The Securities and Exchange Board of India (Sebi) on Wednesday allowed securities funded through cash collateral to be considered as maintenance margin for margin trading facilities (MTF) in a bid to alleviate the burden of additional collateral, and promote ease of doing business.

If a broker receives cash collateral from a client as margin for margin trading and subsequently provides this cash collateral to the clearing corporation (CC) to fulfil the client’s settlement obligations, such cash collateral can be treated as maintenance margin, the circular said.

This applies only to the extent of securities received from the CC against the cash collateral provided, with those securities being pledged as funded stocks in favour of the trading member.

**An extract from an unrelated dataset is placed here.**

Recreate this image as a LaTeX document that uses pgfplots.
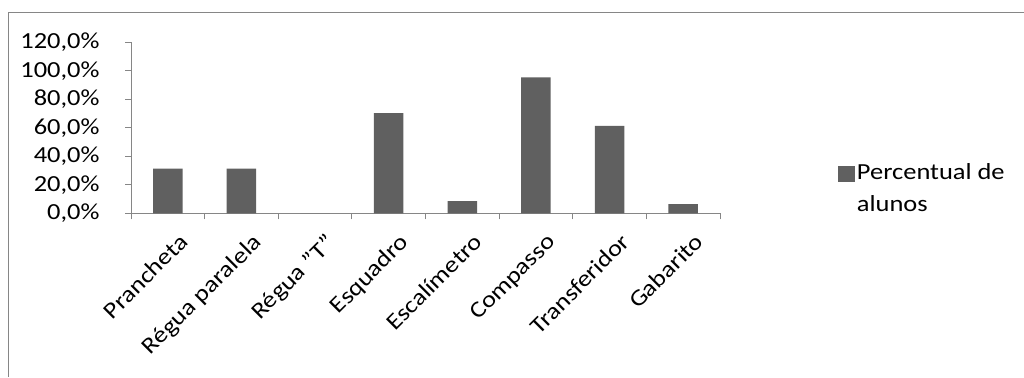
\documentclass[border=0pt]{standalone}
\usepackage{pgfplots}
\pgfplotsset{compat=1.18}
\usepackage{fontspec}
\setmainfont{Carlito}[FakeStretch=1.15]
\definecolor{barfill}{HTML}{606060}
\definecolor{axisgray}{HTML}{868686}
\begin{document}
\begin{tikzpicture}[x=1bp,y=1bp]
\useasboundingbox (0,0) rectangle (1024,377);
% outer chart frame
\draw[axisgray, line width=1.2bp] (8.5,0) -- (8.5,364.5) -- (1024,364.5);
\begin{axis}[
  at={(131bp,163.7bp)}, anchor=south west,
  scale only axis, width=589bp, height=171bp,
  font=\fontsize{23bp}{27bp}\selectfont,
  ybar, bar width=0.4,
  xmin=-0.5, xmax=7.5, ymin=0, ymax=120,
  axis x line*=bottom, axis y line*=left,
  axis line style={axisgray, line width=1bp},
  every axis plot/.append style={draw=none},
  tick style={axisgray, line width=1bp},
  tick align=outside,
  xtick={0,...,7},
  major x tick style={draw=none},
  minor xtick={-0.5,0.5,...,7.5},
  minor tick length=6bp,
  major tick length=6bp,
  xticklabels={Prancheta, Régua paralela, Régua "T", Esquadro, Escalímetro, Compasso, Transferidor, Gabarito},
  xticklabel style={rotate=45, anchor=north east, inner sep=0pt, xshift=-2bp, yshift=-16bp},
  ytick={0,20,...,120},
  yticklabels={{0,0\%},{20,0\%},{40,0\%},{60,0\%},{80,0\%},{100,0\%},{120,0\%}},
  yticklabel style={anchor=east, xshift=-22bp},
  legend style={at={(rel axis cs:1.2,0.322)}, anchor=north west, draw=none, fill=none,
    inner sep=0pt, font=\fontsize{23bp}{27bp}\selectfont},
  legend cell align=left,
  legend image code/.code={\fill[barfill] (0bp,-11bp) rectangle (17bp,5bp);},
]
\addplot[fill=barfill] coordinates {
  (0,31.3) (1,31.3) (2,0) (3,70.3) (4,8.6) (5,95.3) (6,61.3) (7,6.5)
};
\addlegendentry{\begin{tabular}[t]{@{}l@{}}Percentual de\\[5bp]alunos\end{tabular}}
\end{axis}
\end{tikzpicture}
\end{document}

The new rules will come into effect from October 1.  

Further, if funded stocks are used as maintenance margin based on cash collateral provided by the client, the funded stocks must be from Group 1 securities. The margin for these stocks will be Value at Risk (VaR) plus five times the Extreme Loss Margin, irrespective of whether they are available in the futures & options (F&O) segment.

Sebi clarified that stocks or units of Equity ETFs used as collateral with stock brokers for margin trading (referred to as collaterals) and the stocks or units of Equity ETFs acquired through margin trading (referred to as funded stocks) must be distinctly identifiable and must not be mixed when calculating the funding amount.

Additionally, the regulator has asked trading members to report their exposure under MTF by 6:00 PM on T+1 day (the day after the trade date).